Up to and including the line with "44361.15 44365.15 44335.15", reproduce the listing below exactly, beginning at its first line.
── Information provided
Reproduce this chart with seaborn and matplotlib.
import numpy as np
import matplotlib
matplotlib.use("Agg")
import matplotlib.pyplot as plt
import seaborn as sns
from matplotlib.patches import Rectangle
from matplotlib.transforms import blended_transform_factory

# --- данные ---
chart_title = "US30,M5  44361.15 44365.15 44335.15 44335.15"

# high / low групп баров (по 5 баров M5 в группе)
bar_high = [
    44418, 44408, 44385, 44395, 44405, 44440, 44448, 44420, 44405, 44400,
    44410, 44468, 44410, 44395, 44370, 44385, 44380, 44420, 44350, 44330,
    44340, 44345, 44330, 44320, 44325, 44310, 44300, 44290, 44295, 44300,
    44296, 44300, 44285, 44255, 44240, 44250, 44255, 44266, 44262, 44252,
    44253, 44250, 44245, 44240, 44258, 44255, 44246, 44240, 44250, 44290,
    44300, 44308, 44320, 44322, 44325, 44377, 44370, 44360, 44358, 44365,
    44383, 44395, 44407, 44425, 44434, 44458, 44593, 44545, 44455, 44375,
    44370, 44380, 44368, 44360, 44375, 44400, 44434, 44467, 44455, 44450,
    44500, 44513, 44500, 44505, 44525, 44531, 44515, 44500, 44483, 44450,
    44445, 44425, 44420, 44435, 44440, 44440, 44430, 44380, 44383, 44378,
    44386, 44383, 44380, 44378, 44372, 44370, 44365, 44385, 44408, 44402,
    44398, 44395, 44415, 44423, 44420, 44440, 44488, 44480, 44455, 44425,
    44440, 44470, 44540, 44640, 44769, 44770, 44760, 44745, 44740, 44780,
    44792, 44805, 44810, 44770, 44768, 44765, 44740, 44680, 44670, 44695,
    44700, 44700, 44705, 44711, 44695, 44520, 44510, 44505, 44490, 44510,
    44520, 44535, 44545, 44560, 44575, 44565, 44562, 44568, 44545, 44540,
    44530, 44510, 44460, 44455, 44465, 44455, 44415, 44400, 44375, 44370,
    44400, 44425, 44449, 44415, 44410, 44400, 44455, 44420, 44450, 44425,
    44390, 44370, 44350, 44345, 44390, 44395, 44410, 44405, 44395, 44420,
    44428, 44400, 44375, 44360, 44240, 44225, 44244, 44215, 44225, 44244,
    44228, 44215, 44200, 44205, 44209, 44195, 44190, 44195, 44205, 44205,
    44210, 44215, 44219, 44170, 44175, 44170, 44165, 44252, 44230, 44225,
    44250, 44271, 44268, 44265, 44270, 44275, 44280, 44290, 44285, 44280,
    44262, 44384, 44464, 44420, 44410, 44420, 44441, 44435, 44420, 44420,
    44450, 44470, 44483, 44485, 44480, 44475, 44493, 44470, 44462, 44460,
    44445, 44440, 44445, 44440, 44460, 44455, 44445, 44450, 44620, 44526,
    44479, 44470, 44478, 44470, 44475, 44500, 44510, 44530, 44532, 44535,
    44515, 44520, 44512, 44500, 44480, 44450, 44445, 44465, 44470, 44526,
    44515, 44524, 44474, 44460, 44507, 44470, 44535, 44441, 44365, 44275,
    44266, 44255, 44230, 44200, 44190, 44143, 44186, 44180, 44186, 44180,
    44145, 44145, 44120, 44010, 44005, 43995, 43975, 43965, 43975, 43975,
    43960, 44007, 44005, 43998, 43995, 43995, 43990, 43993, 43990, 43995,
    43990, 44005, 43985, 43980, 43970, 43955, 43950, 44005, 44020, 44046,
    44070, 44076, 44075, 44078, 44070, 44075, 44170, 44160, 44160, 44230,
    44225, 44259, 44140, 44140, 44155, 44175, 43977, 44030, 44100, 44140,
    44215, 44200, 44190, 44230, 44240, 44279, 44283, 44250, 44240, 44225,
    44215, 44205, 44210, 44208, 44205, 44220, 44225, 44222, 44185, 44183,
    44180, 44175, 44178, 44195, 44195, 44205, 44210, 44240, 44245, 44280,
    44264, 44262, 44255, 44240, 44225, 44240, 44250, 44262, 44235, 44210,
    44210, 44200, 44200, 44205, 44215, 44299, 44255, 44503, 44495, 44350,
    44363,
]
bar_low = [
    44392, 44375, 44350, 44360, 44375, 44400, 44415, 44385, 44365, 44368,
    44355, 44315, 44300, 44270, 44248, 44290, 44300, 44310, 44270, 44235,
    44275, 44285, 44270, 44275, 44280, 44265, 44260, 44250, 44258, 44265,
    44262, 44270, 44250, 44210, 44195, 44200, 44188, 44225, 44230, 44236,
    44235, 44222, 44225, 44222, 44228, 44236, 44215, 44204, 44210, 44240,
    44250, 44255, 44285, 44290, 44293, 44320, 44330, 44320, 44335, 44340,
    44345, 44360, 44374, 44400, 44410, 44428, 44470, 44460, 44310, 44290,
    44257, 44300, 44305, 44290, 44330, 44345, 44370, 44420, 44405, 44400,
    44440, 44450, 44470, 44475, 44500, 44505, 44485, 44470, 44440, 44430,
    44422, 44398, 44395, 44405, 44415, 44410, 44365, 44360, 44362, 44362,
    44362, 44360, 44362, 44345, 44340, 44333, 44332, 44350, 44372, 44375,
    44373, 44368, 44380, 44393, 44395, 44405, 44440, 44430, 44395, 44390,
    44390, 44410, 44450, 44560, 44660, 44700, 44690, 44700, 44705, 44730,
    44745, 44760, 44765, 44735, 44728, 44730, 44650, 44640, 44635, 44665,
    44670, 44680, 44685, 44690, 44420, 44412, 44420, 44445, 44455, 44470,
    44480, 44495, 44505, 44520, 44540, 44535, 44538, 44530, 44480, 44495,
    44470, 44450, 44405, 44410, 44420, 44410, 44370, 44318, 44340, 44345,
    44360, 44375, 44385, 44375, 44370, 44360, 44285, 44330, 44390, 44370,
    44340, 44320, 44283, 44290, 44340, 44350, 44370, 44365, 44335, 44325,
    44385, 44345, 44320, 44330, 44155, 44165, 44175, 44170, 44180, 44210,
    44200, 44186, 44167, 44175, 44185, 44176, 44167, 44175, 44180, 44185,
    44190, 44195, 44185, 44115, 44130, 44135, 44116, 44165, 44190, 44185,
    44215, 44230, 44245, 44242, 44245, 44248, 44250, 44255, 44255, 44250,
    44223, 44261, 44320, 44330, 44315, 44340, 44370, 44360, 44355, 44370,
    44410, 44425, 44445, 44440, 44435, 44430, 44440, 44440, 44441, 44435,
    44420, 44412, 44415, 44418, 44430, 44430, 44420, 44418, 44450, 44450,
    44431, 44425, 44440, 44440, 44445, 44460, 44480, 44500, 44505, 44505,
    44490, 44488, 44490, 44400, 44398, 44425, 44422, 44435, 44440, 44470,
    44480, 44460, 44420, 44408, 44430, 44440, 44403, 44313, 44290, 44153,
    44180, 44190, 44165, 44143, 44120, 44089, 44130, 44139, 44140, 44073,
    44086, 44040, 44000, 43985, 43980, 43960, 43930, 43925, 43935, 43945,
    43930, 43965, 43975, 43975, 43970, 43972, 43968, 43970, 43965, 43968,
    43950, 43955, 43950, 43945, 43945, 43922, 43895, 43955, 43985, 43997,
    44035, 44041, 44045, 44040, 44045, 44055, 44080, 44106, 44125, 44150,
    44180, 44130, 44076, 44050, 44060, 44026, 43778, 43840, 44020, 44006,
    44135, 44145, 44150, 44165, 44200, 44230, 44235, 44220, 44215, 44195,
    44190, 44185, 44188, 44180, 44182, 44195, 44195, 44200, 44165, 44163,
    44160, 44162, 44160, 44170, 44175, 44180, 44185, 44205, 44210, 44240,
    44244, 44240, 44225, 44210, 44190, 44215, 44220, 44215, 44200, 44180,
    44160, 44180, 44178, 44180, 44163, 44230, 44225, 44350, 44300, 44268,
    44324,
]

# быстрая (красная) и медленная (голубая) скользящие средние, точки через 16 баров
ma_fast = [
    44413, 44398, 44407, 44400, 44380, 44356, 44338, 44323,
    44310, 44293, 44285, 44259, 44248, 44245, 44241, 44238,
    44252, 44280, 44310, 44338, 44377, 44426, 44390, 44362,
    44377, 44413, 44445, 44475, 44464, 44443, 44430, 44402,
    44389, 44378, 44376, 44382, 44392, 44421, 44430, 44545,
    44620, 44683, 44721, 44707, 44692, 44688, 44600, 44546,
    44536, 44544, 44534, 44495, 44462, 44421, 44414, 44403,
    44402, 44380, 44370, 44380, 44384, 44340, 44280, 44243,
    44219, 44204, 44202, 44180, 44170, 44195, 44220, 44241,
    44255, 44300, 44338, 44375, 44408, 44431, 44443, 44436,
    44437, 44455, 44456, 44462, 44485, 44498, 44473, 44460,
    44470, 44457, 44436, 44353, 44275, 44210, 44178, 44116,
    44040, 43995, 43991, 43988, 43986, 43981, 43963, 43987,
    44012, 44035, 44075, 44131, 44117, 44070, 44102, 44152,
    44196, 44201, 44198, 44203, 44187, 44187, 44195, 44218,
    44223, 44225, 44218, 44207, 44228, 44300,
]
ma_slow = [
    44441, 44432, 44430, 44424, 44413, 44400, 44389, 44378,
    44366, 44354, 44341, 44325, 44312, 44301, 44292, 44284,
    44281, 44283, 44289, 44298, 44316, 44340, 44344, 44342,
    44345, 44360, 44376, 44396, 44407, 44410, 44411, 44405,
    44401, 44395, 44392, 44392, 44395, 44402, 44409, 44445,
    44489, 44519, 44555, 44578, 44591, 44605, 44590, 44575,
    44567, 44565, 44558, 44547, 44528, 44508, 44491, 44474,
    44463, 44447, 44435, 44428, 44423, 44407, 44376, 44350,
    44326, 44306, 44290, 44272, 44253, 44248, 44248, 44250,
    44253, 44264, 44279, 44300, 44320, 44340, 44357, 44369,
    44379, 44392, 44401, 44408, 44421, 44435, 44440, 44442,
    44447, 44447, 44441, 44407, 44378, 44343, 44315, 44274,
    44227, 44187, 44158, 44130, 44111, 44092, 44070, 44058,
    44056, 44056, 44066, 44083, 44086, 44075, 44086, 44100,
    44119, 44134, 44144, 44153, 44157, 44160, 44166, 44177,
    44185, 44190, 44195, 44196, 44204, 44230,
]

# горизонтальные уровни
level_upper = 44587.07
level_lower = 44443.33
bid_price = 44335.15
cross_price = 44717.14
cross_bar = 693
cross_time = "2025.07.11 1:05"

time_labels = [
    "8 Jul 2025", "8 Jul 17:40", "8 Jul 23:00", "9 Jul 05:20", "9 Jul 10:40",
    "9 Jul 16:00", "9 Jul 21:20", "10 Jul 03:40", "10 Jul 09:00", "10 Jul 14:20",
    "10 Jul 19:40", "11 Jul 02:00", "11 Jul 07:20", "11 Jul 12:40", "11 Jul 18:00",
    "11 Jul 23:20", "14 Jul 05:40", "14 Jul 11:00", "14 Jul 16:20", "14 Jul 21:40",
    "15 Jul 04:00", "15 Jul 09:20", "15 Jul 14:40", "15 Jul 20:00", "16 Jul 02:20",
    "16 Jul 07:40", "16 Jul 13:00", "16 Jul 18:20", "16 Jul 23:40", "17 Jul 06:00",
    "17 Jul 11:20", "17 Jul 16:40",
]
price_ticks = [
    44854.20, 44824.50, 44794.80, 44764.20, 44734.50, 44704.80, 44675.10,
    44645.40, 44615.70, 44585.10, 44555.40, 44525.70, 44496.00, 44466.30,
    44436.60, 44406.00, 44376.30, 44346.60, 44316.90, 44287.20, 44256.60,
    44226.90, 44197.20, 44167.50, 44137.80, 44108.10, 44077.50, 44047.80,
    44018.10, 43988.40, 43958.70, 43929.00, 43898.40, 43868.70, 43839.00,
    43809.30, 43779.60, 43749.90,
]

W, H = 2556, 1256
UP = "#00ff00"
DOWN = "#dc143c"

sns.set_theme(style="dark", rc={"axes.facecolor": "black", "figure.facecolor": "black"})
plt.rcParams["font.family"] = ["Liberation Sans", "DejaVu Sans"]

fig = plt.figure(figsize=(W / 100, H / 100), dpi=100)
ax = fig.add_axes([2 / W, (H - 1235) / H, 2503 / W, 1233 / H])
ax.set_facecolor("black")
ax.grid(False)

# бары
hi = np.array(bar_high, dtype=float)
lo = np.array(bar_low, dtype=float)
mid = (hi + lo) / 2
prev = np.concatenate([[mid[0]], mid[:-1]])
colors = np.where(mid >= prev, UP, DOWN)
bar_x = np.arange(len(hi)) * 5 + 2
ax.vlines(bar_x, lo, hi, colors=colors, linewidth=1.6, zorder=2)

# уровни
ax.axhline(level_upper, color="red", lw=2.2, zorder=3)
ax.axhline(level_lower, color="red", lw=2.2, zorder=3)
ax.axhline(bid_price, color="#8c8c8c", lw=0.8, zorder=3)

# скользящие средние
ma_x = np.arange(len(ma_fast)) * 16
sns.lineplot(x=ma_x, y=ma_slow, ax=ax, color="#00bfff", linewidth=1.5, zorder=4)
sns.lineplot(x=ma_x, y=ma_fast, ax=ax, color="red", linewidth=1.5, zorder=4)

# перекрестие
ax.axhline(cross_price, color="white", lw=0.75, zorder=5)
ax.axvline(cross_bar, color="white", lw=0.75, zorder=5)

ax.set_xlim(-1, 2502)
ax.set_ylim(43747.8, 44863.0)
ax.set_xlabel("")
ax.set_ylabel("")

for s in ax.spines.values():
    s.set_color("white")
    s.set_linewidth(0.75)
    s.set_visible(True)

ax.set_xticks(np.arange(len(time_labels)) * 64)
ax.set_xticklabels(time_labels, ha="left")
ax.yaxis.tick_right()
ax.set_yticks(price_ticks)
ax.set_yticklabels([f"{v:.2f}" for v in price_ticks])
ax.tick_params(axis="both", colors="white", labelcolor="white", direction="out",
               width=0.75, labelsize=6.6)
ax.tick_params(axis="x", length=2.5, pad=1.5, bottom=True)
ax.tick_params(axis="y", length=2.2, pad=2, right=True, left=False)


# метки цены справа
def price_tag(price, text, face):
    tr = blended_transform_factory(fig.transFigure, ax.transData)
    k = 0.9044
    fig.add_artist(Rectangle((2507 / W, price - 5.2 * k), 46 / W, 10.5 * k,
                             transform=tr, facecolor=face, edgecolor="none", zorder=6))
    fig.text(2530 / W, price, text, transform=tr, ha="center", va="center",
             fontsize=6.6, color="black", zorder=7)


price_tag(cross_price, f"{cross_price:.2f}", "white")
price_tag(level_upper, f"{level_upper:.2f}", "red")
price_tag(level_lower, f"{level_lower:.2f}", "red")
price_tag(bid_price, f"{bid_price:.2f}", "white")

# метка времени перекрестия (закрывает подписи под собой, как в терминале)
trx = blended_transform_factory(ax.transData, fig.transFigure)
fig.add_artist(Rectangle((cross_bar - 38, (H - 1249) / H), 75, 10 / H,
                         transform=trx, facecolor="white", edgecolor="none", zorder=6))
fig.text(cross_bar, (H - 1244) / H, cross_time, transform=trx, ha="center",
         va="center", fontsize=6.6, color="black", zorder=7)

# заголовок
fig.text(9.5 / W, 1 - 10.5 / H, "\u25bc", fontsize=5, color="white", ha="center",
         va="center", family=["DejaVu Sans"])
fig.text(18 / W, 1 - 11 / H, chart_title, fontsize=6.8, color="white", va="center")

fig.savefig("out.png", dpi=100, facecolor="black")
────
▶ _Response to this task_:
Reproduce this chart with seaborn and matplotlib.
import numpy as np
import matplotlib
matplotlib.use("Agg")
import matplotlib.pyplot as plt
import seaborn as sns
from matplotlib.patches import Rectangle
from matplotlib.transforms import blended_transform_factory

# --- данные ---
chart_title = "US30,M5  44361.15 44365.15 44335.15 44335.15"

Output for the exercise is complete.